> _Data lines_:
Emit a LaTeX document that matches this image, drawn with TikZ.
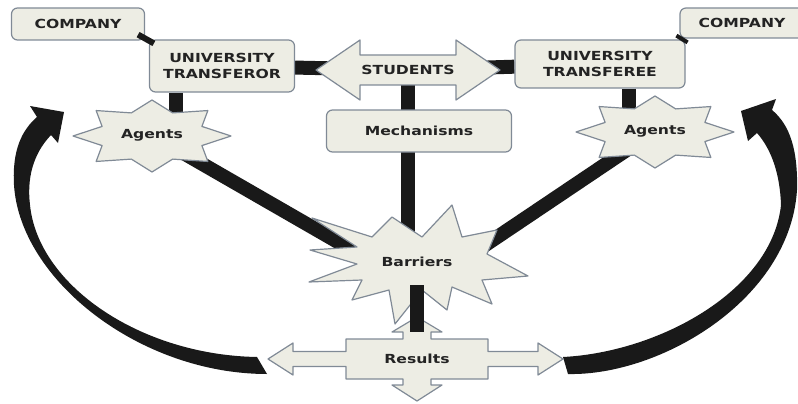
\documentclass[tikz,border=0pt]{standalone}
\usepackage{fontspec}
\newfontfamily\labfont[FakeStretch=1.25]{DejaVu Sans}

\definecolor{boxfill}{RGB}{237,237,228}
\definecolor{boxline}{RGB}{128,138,150}
\definecolor{ink}{RGB}{35,35,35}

\pgfdeclarelayer{bars}
\pgfdeclarelayer{shapes}
\pgfsetlayers{bars,shapes,main}

\tikzset{
  lab/.style={font=\labfont\bfseries\fontsize{12.5}{16}\selectfont,text=ink,align=center,inner sep=0pt},
  box/.style={lab,draw=boxline,fill=boxfill,line width=1.2pt,rounded corners=6pt},
  shp/.style={draw=boxline,fill=boxfill,line width=1.2pt,line join=round},
  bar/.style={draw=black!90,line width=14pt},
  curl/.style={fill=black!90},
}

\begin{document}
\begin{tikzpicture}[x=1pt,y=-1pt]
\useasboundingbox (0,0) rectangle (798,404);

% boxes
\node[box,minimum width=133pt,minimum height=32pt] (compL) at (78,24) {COMPANY};
\node[box,minimum width=124pt,minimum height=30pt] (compR) at (742,23) {COMPANY};
\node[box,minimum width=145pt,minimum height=52pt] (univL) at (222,66) {UNIVERSITY\\TRANSFEROR};
\node[box,minimum width=170pt,minimum height=48pt] (univR) at (600,64) {UNIVERSITY\\TRANSFEREE};
\node[box,minimum width=185pt,minimum height=42pt] (mech) at (419,131) {Mechanisms};

% company links sit on the box corners
\draw[bar,line width=6pt] ([shift={(-7,-6)}]compL.south east) -- ([shift={(5,4)}]univL.north west);
\draw[bar,line width=4pt] ([shift={(-3,-3)}]compR.south west) -- ([shift={(2,3)}]univR.north east);

% labels of the drawn shapes
\node[lab] (stud) at (408,70) {STUDENTS};
\node[lab] (agL) at (152,135) {Agents};
\node[lab] (agR) at (655,131) {Agents};
\node[lab] (barr) at (417,262) {Barriers};
\node[lab] (res) at (417,359) {Results};

\begin{pgfonlayer}{bars}
\draw[bar] (univL) -- (stud);
\draw[bar] (stud) -- (univR);
\draw[bar] (stud.center) -- (stud |- barr.center);
\draw[bar] ([xshift=-7pt]univL.south -| agL.north east) -- ([xshift=-7pt]agL.north east);
\draw[bar] ([xshift=5pt]univR.south -| agR.north west) -- ([xshift=5pt]agR.north west);
\draw[bar] (agL) -- (barr.south west);
\draw[bar] (agR) -- (barr.south east);
\end{pgfonlayer}

\begin{pgfonlayer}{shapes}
\draw[shp,shift={(stud.center)}] (-92,0) -- (-48,-30) -- (-48,-15) -- (48,-15) -- (48,-30)
  -- (92,0) -- (48,30) -- (48,15) -- (-48,15) -- (-48,30) -- cycle;
\foreach \s/\c in {agL/{(152,136)},agR/{(655,132)}}
  \draw[shp,shift={\c}] (0,36)
    foreach \k [evaluate=\k as \ra using {79-25*mod(\k,2)},
                evaluate=\k as \rb using {36-11*mod(\k,2)}] in {1,...,15}
      { -- ({\ra*cos(90+\k*22.5)},{\rb*sin(90+\k*22.5)}) } -- cycle;
\draw[shp,shift={(res.center)}] (-149,0) -- (-124,-16) -- (-124,-7.5) -- (-71,-7.5) -- (-71,-20)
  -- (-14,-20) -- (-14,-27) -- (-25,-27) -- (0,-42) -- (25,-27) -- (14,-27) -- (14,-20)
  -- (71,-20) -- (71,-7.5) -- (121,-7.5) -- (121,-16) -- (146,0) -- (121,16) -- (121,7.5)
  -- (71,7.5) -- (71,20) -- (14,20) -- (14,26) -- (25,26) -- (0,42) -- (-25,26) -- (-14,26)
  -- (-14,20) -- (-71,20) -- (-71,7.5) -- (-124,7.5) -- (-124,16) -- cycle;
\draw[shp,shift={(barr.center)}] (-105,-44) -- (-45,-25) -- (-25,-45) -- (5,-25) -- (35,-57)
  -- (45,-25) -- (80,-32) -- (70,-8) -- (111,14) -- (65,18) -- (75,42) -- (35,25) -- (30,48)
  -- (5,28) -- (-22,62) -- (-28,28) -- (-65,38) -- (-55,18) -- (-108,20) -- (-60,2)
  -- (-107,-12) -- (-60,-15) -- cycle;
\draw[bar,shorten <=18pt,shorten >=22pt] (barr.south) -- (res.north);
% curved arrows
\fill[curl] (267,374) .. controls (140,374) and (20,280) .. (14,185)
  .. controls (12,150) and (22,130) .. (37,117) -- (30,106) -- (64,112) -- (58,143) -- (51,135)
  .. controls (32,155) and (27,180) .. (30,205) .. controls (38,285) and (140,355) .. (257,357) -- cycle;
\fill[curl] (568,374) .. controls (660,376) and (790,300) .. (797,190)
  .. controls (798,150) and (790,125) .. (772,110) -- (776,99) -- (741,111) -- (748,141) -- (757,133)
  .. controls (772,150) and (780,175) .. (781,205) .. controls (772,290) and (660,352) .. (563,357) -- cycle;
\end{pgfonlayer}

\end{tikzpicture}
\end{document}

> _Direction_: Print the full listing exactly, dropping the pictures.

> _Response to this exercise_:
Emit a LaTeX document that matches this image, drawn with TikZ.
\documentclass[tikz,border=0pt]{standalone}
\usepackage{fontspec}
\newfontfamily\labfont[FakeStretch=1.25]{DejaVu Sans}

\definecolor{boxfill}{RGB}{237,237,228}
\definecolor{boxline}{RGB}{128,138,150}
\definecolor{ink}{RGB}{35,35,35}

\pgfdeclarelayer{bars}
\pgfdeclarelayer{shapes}
\pgfsetlayers{bars,shapes,main}

\tikzset{
  lab/.style={font=\labfont\bfseries\fontsize{12.5}{16}\selectfont,text=ink,align=center,inner sep=0pt},
  box/.style={lab,draw=boxline,fill=boxfill,line width=1.2pt,rounded corners=6pt},
  shp/.style={draw=boxline,fill=boxfill,line width=1.2pt,line join=round},
  bar/.style={draw=black!90,line width=14pt},
  curl/.style={fill=black!90},
}

\begin{document}
\begin{tikzpicture}[x=1pt,y=-1pt]
\useasboundingbox (0,0) rectangle (798,404);

% boxes
\node[box,minimum width=133pt,minimum height=32pt] (compL) at (78,24) {COMPANY};
\node[box,minimum width=124pt,minimum height=30pt] (compR) at (742,23) {COMPANY};
\node[box,minimum width=145pt,minimum height=52pt] (univL) at (222,66) {UNIVERSITY\\TRANSFEROR};
\node[box,minimum width=170pt,minimum height=48pt] (univR) at (600,64) {UNIVERSITY\\TRANSFEREE};
\node[box,minimum width=185pt,minimum height=42pt] (mech) at (419,131) {Mechanisms};

% company links sit on the box corners
\draw[bar,line width=6pt] ([shift={(-7,-6)}]compL.south east) -- ([shift={(5,4)}]univL.north west);
\draw[bar,line width=4pt] ([shift={(-3,-3)}]compR.south west) -- ([shift={(2,3)}]univR.north east);

% labels of the drawn shapes
\node[lab] (stud) at (408,70) {STUDENTS};
\node[lab] (agL) at (152,135) {Agents};
\node[lab] (agR) at (655,131) {Agents};
\node[lab] (barr) at (417,262) {Barriers};
\node[lab] (res) at (417,359) {Results};

\begin{pgfonlayer}{bars}
\draw[bar] (univL) -- (stud);
\draw[bar] (stud) -- (univR);
\draw[bar] (stud.center) -- (stud |- barr.center);
\draw[bar] ([xshift=-7pt]univL.south -| agL.north east) -- ([xshift=-7pt]agL.north east);
\draw[bar] ([xshift=5pt]univR.south -| agR.north west) -- ([xshift=5pt]agR.north west);
\draw[bar] (agL) -- (barr.south west);
\draw[bar] (agR) -- (barr.south east);
\end{pgfonlayer}

\begin{pgfonlayer}{shapes}
\draw[shp,shift={(stud.center)}] (-92,0) -- (-48,-30) -- (-48,-15) -- (48,-15) -- (48,-30)
  -- (92,0) -- (48,30) -- (48,15) -- (-48,15) -- (-48,30) -- cycle;
\foreach \s/\c in {agL/{(152,136)},agR/{(655,132)}}
  \draw[shp,shift={\c}] (0,36)
    foreach \k [evaluate=\k as \ra using {79-25*mod(\k,2)},
                evaluate=\k as \rb using {36-11*mod(\k,2)}] in {1,...,15}
      { -- ({\ra*cos(90+\k*22.5)},{\rb*sin(90+\k*22.5)}) } -- cycle;
\draw[shp,shift={(res.center)}] (-149,0) -- (-124,-16) -- (-124,-7.5) -- (-71,-7.5) -- (-71,-20)
  -- (-14,-20) -- (-14,-27) -- (-25,-27) -- (0,-42) -- (25,-27) -- (14,-27) -- (14,-20)
  -- (71,-20) -- (71,-7.5) -- (121,-7.5) -- (121,-16) -- (146,0) -- (121,16) -- (121,7.5)
  -- (71,7.5) -- (71,20) -- (14,20) -- (14,26) -- (25,26) -- (0,42) -- (-25,26) -- (-14,26)
  -- (-14,20) -- (-71,20) -- (-71,7.5) -- (-124,7.5) -- (-124,16) -- cycle;
\draw[shp,shift={(barr.center)}] (-105,-44) -- (-45,-25) -- (-25,-45) -- (5,-25) -- (35,-57)
  -- (45,-25) -- (80,-32) -- (70,-8) -- (111,14) -- (65,18) -- (75,42) -- (35,25) -- (30,48)
  -- (5,28) -- (-22,62) -- (-28,28) -- (-65,38) -- (-55,18) -- (-108,20) -- (-60,2)
  -- (-107,-12) -- (-60,-15) -- cycle;
\draw[bar,shorten <=18pt,shorten >=22pt] (barr.south) -- (res.north);
% curved arrows
\fill[curl] (267,374) .. controls (140,374) and (20,280) .. (14,185)
  .. controls (12,150) and (22,130) .. (37,117) -- (30,106) -- (64,112) -- (58,143) -- (51,135)
  .. controls (32,155) and (27,180) .. (30,205) .. controls (38,285) and (140,355) .. (257,357) -- cycle;
\fill[curl] (568,374) .. controls (660,376) and (790,300) .. (797,190)
  .. controls (798,150) and (790,125) .. (772,110) -- (776,99) -- (741,111) -- (748,141) -- (757,133)
  .. controls (772,150) and (780,175) .. (781,205) .. controls (772,290) and (660,352) .. (563,357) -- cycle;
\end{pgfonlayer}

\end{tikzpicture}
\end{document}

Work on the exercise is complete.